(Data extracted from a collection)
++++

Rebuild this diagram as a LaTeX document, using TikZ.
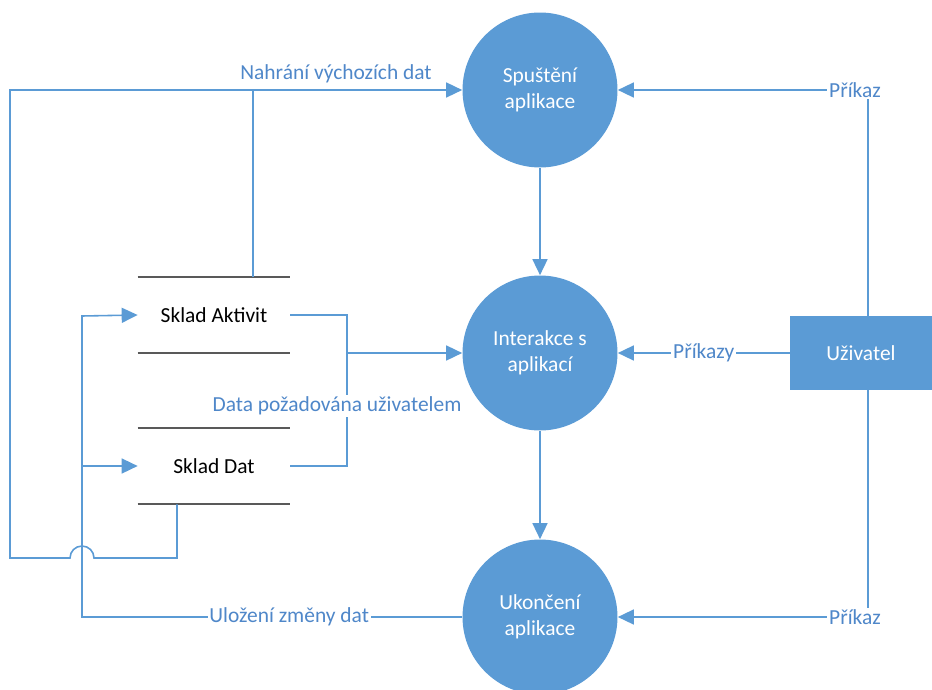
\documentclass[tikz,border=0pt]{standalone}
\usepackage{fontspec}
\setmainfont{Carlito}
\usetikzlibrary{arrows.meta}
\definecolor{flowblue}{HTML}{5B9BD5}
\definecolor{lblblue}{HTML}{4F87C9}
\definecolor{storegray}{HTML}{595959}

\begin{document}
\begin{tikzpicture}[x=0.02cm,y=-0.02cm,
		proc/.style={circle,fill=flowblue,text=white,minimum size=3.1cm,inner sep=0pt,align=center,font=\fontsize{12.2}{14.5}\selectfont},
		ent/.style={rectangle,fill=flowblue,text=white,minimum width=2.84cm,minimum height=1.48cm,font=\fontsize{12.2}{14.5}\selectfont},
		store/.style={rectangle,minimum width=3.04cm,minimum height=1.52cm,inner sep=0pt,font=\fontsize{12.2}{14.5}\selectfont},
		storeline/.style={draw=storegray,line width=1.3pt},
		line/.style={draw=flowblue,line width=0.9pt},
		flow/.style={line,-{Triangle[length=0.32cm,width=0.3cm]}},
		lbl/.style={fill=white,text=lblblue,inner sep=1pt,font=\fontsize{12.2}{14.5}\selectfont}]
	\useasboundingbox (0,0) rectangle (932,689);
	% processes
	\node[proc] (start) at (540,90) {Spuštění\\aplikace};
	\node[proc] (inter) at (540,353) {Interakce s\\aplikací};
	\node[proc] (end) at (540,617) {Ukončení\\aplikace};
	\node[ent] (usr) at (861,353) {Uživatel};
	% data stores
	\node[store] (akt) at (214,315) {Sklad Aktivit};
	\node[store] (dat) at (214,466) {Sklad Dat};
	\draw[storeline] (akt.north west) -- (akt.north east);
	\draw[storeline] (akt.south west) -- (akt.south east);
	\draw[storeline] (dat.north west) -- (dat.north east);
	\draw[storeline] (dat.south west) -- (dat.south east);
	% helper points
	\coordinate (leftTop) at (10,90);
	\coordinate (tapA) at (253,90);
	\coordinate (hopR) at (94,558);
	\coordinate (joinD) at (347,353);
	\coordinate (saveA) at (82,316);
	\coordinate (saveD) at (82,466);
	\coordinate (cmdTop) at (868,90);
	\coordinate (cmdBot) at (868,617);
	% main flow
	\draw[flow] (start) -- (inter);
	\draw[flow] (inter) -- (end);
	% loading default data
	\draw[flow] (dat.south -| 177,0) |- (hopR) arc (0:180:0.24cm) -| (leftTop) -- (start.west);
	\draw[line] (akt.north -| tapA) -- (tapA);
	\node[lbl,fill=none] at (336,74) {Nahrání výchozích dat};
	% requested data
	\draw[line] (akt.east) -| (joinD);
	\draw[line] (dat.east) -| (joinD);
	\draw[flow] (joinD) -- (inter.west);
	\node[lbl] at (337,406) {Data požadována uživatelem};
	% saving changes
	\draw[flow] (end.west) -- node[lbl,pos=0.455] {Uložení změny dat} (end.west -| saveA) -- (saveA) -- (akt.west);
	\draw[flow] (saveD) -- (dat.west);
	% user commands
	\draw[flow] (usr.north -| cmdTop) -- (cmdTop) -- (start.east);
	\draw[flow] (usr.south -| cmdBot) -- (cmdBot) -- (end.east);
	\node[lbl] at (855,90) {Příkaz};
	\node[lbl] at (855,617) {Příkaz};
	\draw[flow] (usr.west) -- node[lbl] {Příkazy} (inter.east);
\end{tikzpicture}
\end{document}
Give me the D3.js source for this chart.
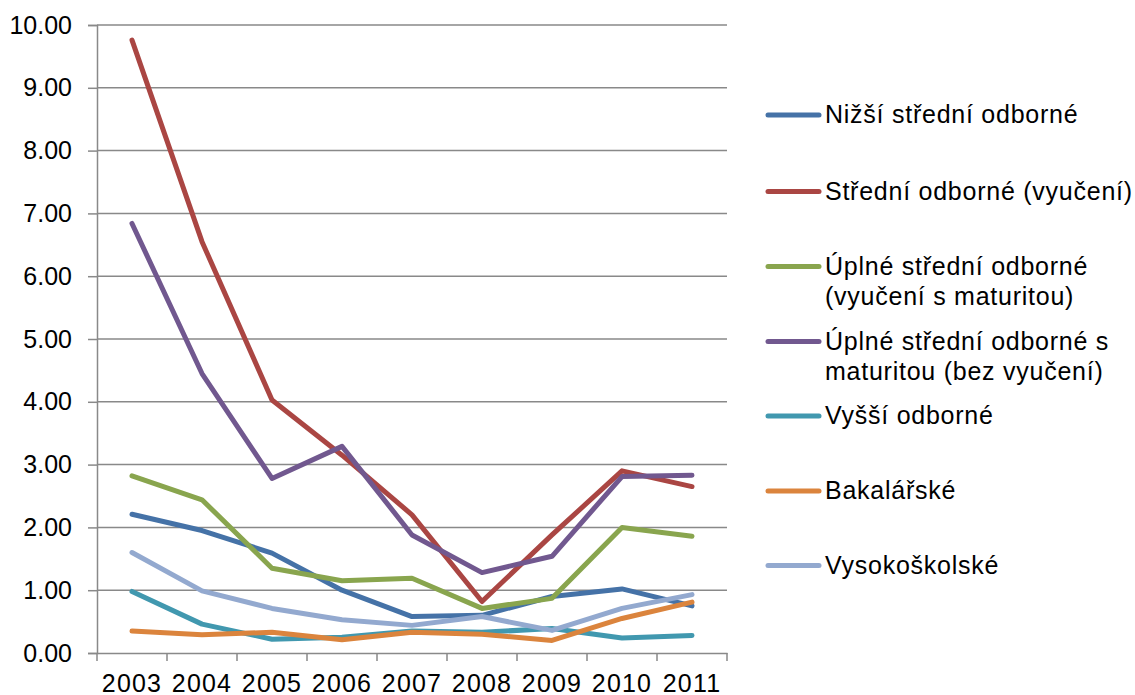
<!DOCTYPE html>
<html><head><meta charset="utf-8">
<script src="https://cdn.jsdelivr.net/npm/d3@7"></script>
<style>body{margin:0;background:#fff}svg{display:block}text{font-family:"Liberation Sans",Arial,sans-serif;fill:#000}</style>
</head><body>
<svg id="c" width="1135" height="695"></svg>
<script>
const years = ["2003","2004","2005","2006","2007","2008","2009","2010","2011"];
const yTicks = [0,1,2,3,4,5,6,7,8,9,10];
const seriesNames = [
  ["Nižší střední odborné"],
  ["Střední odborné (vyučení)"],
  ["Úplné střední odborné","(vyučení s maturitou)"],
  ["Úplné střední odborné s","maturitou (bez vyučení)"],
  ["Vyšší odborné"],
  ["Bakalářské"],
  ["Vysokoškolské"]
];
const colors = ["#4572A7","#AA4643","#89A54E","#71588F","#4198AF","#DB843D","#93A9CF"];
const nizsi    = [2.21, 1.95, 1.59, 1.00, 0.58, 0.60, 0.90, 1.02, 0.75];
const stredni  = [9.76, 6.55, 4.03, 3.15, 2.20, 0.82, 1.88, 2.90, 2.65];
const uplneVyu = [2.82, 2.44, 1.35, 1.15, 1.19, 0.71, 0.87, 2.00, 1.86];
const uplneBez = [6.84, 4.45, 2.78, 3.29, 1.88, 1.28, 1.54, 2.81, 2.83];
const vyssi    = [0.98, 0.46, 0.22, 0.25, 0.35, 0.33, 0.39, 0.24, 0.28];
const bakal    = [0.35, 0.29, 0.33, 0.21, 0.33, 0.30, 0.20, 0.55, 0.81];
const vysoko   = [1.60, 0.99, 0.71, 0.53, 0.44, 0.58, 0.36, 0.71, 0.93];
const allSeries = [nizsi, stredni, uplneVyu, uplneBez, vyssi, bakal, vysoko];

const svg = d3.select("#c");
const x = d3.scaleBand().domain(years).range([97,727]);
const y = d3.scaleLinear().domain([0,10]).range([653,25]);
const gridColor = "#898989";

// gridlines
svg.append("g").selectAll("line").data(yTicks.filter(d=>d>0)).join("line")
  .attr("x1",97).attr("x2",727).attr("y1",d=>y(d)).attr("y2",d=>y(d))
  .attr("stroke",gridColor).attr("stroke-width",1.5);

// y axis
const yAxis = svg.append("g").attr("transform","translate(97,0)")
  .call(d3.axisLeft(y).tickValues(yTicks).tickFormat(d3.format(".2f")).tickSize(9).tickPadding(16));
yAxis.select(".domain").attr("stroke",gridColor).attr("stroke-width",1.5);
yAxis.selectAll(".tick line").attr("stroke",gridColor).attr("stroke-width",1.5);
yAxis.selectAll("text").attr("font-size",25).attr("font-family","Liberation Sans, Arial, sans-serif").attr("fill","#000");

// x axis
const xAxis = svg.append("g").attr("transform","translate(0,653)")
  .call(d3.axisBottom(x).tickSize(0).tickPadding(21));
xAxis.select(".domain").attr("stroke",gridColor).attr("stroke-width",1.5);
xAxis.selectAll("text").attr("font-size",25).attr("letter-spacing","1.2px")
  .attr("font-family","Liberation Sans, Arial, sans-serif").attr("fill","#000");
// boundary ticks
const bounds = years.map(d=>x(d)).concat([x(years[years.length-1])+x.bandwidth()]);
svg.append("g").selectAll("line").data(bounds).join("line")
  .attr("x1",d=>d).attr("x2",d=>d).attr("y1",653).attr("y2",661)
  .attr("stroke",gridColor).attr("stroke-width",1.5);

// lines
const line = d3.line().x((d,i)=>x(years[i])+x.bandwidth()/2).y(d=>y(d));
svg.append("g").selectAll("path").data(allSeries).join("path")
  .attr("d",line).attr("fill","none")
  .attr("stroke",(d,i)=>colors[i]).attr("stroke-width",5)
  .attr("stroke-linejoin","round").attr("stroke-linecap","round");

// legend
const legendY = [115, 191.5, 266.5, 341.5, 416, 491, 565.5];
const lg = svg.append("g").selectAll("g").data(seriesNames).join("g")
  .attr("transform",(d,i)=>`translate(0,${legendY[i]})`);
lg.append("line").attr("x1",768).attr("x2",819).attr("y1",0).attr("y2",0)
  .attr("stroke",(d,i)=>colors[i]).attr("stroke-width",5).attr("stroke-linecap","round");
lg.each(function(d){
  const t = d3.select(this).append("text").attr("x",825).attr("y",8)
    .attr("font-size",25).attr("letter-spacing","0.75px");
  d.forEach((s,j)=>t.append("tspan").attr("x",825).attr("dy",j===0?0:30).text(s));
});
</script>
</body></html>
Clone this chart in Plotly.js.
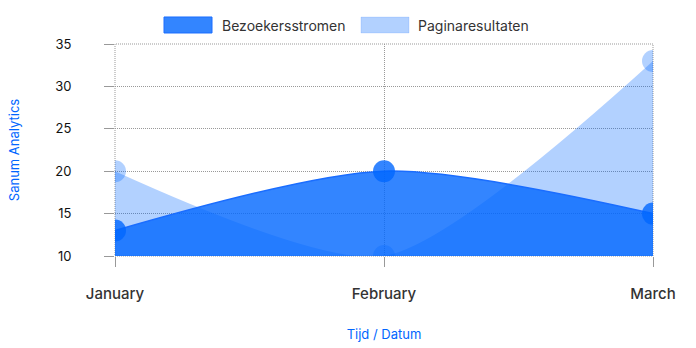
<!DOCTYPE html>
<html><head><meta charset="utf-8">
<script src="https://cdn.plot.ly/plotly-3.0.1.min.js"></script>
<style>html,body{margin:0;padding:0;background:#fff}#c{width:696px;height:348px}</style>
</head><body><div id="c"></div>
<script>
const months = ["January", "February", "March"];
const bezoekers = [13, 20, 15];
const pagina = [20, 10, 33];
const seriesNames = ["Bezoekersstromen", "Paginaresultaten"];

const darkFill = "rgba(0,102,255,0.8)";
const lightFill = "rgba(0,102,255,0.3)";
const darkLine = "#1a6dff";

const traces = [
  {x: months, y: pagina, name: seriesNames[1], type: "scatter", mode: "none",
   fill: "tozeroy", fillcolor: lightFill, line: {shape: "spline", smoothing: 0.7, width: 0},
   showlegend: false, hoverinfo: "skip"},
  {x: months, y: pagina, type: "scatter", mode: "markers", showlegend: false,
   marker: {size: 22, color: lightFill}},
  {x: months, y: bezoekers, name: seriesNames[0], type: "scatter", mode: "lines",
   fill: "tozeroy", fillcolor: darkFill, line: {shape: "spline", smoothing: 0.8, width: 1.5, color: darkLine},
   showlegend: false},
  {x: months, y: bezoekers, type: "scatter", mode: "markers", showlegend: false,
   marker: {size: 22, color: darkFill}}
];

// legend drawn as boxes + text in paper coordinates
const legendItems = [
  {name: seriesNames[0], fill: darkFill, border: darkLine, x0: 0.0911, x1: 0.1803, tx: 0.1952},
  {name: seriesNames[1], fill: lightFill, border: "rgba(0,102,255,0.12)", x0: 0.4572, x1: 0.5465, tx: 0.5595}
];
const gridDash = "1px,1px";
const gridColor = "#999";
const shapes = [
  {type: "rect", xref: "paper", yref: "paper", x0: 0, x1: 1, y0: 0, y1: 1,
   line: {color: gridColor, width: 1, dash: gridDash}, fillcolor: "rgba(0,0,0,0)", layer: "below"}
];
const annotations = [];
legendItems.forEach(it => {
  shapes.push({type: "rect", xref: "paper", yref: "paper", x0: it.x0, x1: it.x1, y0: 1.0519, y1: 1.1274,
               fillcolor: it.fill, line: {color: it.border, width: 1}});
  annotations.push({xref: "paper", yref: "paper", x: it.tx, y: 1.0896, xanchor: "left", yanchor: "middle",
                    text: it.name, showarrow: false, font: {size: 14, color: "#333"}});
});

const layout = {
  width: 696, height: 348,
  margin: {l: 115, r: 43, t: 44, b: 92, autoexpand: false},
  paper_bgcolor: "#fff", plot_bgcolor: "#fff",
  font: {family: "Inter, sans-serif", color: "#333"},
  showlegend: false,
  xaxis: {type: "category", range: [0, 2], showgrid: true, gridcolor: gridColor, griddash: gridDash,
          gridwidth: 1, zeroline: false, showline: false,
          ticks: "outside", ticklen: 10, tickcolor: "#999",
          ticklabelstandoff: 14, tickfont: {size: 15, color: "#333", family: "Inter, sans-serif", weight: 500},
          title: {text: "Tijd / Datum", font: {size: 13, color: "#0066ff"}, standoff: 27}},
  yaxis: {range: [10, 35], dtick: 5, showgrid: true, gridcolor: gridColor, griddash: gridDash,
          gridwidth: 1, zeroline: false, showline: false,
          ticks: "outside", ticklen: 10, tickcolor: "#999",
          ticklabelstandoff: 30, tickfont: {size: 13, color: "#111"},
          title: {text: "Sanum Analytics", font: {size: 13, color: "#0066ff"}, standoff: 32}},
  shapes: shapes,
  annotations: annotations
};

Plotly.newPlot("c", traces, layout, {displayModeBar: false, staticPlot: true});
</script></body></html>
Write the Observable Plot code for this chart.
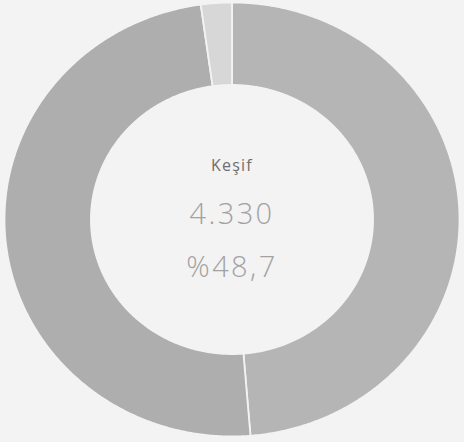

++++

EXERCISE DESCRIPTION
Gather every line containing the word "chart" and copy it.

SOLUTION
Give me the D3.js source for this chart.
Clone this chart in Plotly.js.
Write the Observable Plot code for this chart.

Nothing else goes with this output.